Data
··········

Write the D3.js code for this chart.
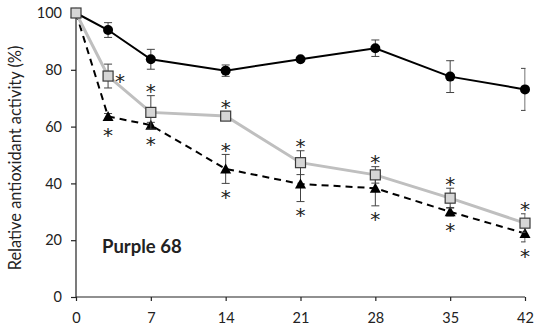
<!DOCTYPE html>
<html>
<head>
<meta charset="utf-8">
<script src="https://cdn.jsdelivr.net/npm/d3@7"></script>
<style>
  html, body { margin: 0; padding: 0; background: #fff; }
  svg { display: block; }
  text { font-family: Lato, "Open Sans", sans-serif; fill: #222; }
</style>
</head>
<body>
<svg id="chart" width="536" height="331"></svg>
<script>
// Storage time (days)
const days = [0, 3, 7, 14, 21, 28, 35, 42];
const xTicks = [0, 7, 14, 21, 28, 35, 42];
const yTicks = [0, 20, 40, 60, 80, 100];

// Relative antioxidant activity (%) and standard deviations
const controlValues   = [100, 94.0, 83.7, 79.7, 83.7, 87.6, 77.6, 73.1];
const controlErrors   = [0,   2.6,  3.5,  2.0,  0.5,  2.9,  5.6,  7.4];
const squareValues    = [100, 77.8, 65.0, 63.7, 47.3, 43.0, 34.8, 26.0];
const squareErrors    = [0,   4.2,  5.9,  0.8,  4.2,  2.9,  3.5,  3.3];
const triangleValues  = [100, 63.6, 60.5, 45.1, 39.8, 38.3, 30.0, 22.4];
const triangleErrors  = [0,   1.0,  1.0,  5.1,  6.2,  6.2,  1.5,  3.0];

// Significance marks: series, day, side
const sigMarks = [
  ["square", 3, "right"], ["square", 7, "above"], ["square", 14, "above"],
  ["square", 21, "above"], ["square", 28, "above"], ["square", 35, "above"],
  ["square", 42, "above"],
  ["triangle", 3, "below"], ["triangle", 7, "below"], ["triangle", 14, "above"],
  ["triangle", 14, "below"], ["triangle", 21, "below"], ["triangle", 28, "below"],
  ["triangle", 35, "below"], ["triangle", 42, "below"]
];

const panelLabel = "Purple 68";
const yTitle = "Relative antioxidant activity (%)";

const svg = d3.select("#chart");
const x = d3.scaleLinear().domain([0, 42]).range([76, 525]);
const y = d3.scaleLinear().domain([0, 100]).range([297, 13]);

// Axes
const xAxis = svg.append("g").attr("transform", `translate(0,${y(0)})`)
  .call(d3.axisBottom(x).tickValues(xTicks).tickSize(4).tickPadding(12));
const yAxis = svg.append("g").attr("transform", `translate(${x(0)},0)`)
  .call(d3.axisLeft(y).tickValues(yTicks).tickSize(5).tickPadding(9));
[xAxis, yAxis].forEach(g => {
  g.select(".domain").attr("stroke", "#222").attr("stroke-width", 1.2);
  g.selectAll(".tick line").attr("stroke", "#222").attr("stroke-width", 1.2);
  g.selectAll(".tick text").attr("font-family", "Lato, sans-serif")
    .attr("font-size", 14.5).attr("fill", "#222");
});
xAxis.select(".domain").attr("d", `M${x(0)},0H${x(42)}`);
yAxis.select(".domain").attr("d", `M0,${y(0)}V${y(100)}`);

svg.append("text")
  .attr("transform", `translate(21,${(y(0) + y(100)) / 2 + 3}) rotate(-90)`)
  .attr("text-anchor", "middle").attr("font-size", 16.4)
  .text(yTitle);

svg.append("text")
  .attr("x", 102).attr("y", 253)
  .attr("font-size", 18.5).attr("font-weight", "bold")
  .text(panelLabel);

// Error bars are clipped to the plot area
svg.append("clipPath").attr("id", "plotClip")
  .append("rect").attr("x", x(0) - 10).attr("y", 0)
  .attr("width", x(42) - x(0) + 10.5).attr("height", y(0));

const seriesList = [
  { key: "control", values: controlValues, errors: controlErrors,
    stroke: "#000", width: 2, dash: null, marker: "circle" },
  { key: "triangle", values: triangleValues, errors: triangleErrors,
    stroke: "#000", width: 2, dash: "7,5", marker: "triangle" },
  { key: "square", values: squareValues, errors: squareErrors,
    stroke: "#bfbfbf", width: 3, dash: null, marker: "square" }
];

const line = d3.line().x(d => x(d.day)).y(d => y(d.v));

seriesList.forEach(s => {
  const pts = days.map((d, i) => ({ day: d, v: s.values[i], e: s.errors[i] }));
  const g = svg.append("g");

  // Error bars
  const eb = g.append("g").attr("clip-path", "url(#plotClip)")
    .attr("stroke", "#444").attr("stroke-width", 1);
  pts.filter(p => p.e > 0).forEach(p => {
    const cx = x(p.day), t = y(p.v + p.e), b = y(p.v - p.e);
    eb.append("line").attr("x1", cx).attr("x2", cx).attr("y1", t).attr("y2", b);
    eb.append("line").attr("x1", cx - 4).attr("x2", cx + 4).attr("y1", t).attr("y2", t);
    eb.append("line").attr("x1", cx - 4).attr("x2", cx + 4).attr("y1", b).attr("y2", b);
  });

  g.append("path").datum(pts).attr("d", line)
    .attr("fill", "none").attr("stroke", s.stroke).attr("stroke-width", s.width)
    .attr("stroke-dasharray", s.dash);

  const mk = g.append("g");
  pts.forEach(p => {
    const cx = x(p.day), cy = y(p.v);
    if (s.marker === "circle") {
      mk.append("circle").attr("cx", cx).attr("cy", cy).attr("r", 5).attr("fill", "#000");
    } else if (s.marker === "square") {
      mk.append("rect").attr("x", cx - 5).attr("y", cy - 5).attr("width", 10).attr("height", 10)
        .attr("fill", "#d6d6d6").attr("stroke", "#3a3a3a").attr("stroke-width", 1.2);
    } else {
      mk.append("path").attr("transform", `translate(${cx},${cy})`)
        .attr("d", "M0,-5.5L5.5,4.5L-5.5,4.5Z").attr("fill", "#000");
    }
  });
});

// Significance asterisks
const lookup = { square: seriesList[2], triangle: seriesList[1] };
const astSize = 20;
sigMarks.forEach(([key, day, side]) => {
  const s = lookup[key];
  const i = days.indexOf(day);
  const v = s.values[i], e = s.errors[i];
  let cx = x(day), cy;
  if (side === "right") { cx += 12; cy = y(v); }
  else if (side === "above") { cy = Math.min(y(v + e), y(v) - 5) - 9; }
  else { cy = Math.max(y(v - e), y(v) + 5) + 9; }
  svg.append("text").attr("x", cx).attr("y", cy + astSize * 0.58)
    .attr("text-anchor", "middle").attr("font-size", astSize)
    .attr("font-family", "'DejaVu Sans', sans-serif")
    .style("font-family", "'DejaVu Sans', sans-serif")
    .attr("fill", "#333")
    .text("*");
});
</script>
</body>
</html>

··········

Task details
Repeat all of the data above word for word, minus the pictures.

Answer for the task
Write the D3.js code for this chart.
<!DOCTYPE html>
<html>
<head>
<meta charset="utf-8">
<script src="https://cdn.jsdelivr.net/npm/d3@7"></script>
<style>
  html, body { margin: 0; padding: 0; background: #fff; }
  svg { display: block; }
  text { font-family: Lato, "Open Sans", sans-serif; fill: #222; }
</style>
</head>
<body>
<svg id="chart" width="536" height="331"></svg>
<script>
// Storage time (days)
const days = [0, 3, 7, 14, 21, 28, 35, 42];
const xTicks = [0, 7, 14, 21, 28, 35, 42];
const yTicks = [0, 20, 40, 60, 80, 100];

// Relative antioxidant activity (%) and standard deviations
const controlValues   = [100, 94.0, 83.7, 79.7, 83.7, 87.6, 77.6, 73.1];
const controlErrors   = [0,   2.6,  3.5,  2.0,  0.5,  2.9,  5.6,  7.4];
const squareValues    = [100, 77.8, 65.0, 63.7, 47.3, 43.0, 34.8, 26.0];
const squareErrors    = [0,   4.2,  5.9,  0.8,  4.2,  2.9,  3.5,  3.3];
const triangleValues  = [100, 63.6, 60.5, 45.1, 39.8, 38.3, 30.0, 22.4];
const triangleErrors  = [0,   1.0,  1.0,  5.1,  6.2,  6.2,  1.5,  3.0];

// Significance marks: series, day, side
const sigMarks = [
  ["square", 3, "right"], ["square", 7, "above"], ["square", 14, "above"],
  ["square", 21, "above"], ["square", 28, "above"], ["square", 35, "above"],
  ["square", 42, "above"],
  ["triangle", 3, "below"], ["triangle", 7, "below"], ["triangle", 14, "above"],
  ["triangle", 14, "below"], ["triangle", 21, "below"], ["triangle", 28, "below"],
  ["triangle", 35, "below"], ["triangle", 42, "below"]
];

const panelLabel = "Purple 68";
const yTitle = "Relative antioxidant activity (%)";

const svg = d3.select("#chart");
const x = d3.scaleLinear().domain([0, 42]).range([76, 525]);
const y = d3.scaleLinear().domain([0, 100]).range([297, 13]);

// Axes
const xAxis = svg.append("g").attr("transform", `translate(0,${y(0)})`)
  .call(d3.axisBottom(x).tickValues(xTicks).tickSize(4).tickPadding(12));
const yAxis = svg.append("g").attr("transform", `translate(${x(0)},0)`)
  .call(d3.axisLeft(y).tickValues(yTicks).tickSize(5).tickPadding(9));
[xAxis, yAxis].forEach(g => {
  g.select(".domain").attr("stroke", "#222").attr("stroke-width", 1.2);
  g.selectAll(".tick line").attr("stroke", "#222").attr("stroke-width", 1.2);
  g.selectAll(".tick text").attr("font-family", "Lato, sans-serif")
    .attr("font-size", 14.5).attr("fill", "#222");
});
xAxis.select(".domain").attr("d", `M${x(0)},0H${x(42)}`);
yAxis.select(".domain").attr("d", `M0,${y(0)}V${y(100)}`);

svg.append("text")
  .attr("transform", `translate(21,${(y(0) + y(100)) / 2 + 3}) rotate(-90)`)
  .attr("text-anchor", "middle").attr("font-size", 16.4)
  .text(yTitle);

svg.append("text")
  .attr("x", 102).attr("y", 253)
  .attr("font-size", 18.5).attr("font-weight", "bold")
  .text(panelLabel);

// Error bars are clipped to the plot area
svg.append("clipPath").attr("id", "plotClip")
  .append("rect").attr("x", x(0) - 10).attr("y", 0)
  .attr("width", x(42) - x(0) + 10.5).attr("height", y(0));

const seriesList = [
  { key: "control", values: controlValues, errors: controlErrors,
    stroke: "#000", width: 2, dash: null, marker: "circle" },
  { key: "triangle", values: triangleValues, errors: triangleErrors,
    stroke: "#000", width: 2, dash: "7,5", marker: "triangle" },
  { key: "square", values: squareValues, errors: squareErrors,
    stroke: "#bfbfbf", width: 3, dash: null, marker: "square" }
];

const line = d3.line().x(d => x(d.day)).y(d => y(d.v));

seriesList.forEach(s => {
  const pts = days.map((d, i) => ({ day: d, v: s.values[i], e: s.errors[i] }));
  const g = svg.append("g");

  // Error bars
  const eb = g.append("g").attr("clip-path", "url(#plotClip)")
    .attr("stroke", "#444").attr("stroke-width", 1);
  pts.filter(p => p.e > 0).forEach(p => {
    const cx = x(p.day), t = y(p.v + p.e), b = y(p.v - p.e);
    eb.append("line").attr("x1", cx).attr("x2", cx).attr("y1", t).attr("y2", b);
    eb.append("line").attr("x1", cx - 4).attr("x2", cx + 4).attr("y1", t).attr("y2", t);
    eb.append("line").attr("x1", cx - 4).attr("x2", cx + 4).attr("y1", b).attr("y2", b);
  });

  g.append("path").datum(pts).attr("d", line)
    .attr("fill", "none").attr("stroke", s.stroke).attr("stroke-width", s.width)
    .attr("stroke-dasharray", s.dash);

  const mk = g.append("g");
  pts.forEach(p => {
    const cx = x(p.day), cy = y(p.v);
    if (s.marker === "circle") {
      mk.append("circle").attr("cx", cx).attr("cy", cy).attr("r", 5).attr("fill", "#000");
    } else if (s.marker === "square") {
      mk.append("rect").attr("x", cx - 5).attr("y", cy - 5).attr("width", 10).attr("height", 10)
        .attr("fill", "#d6d6d6").attr("stroke", "#3a3a3a").attr("stroke-width", 1.2);
    } else {
      mk.append("path").attr("transform", `translate(${cx},${cy})`)
        .attr("d", "M0,-5.5L5.5,4.5L-5.5,4.5Z").attr("fill", "#000");
    }
  });
});

// Significance asterisks
const lookup = { square: seriesList[2], triangle: seriesList[1] };
const astSize = 20;
sigMarks.forEach(([key, day, side]) => {
  const s = lookup[key];
  const i = days.indexOf(day);
  const v = s.values[i], e = s.errors[i];
  let cx = x(day), cy;
  if (side === "right") { cx += 12; cy = y(v); }
  else if (side === "above") { cy = Math.min(y(v + e), y(v) - 5) - 9; }
  else { cy = Math.max(y(v - e), y(v) + 5) + 9; }
  svg.append("text").attr("x", cx).attr("y", cy + astSize * 0.58)
    .attr("text-anchor", "middle").attr("font-size", astSize)
    .attr("font-family", "'DejaVu Sans', sans-serif")
    .style("font-family", "'DejaVu Sans', sans-serif")
    .attr("fill", "#333")
    .text("*");
});
</script>
</body>
</html>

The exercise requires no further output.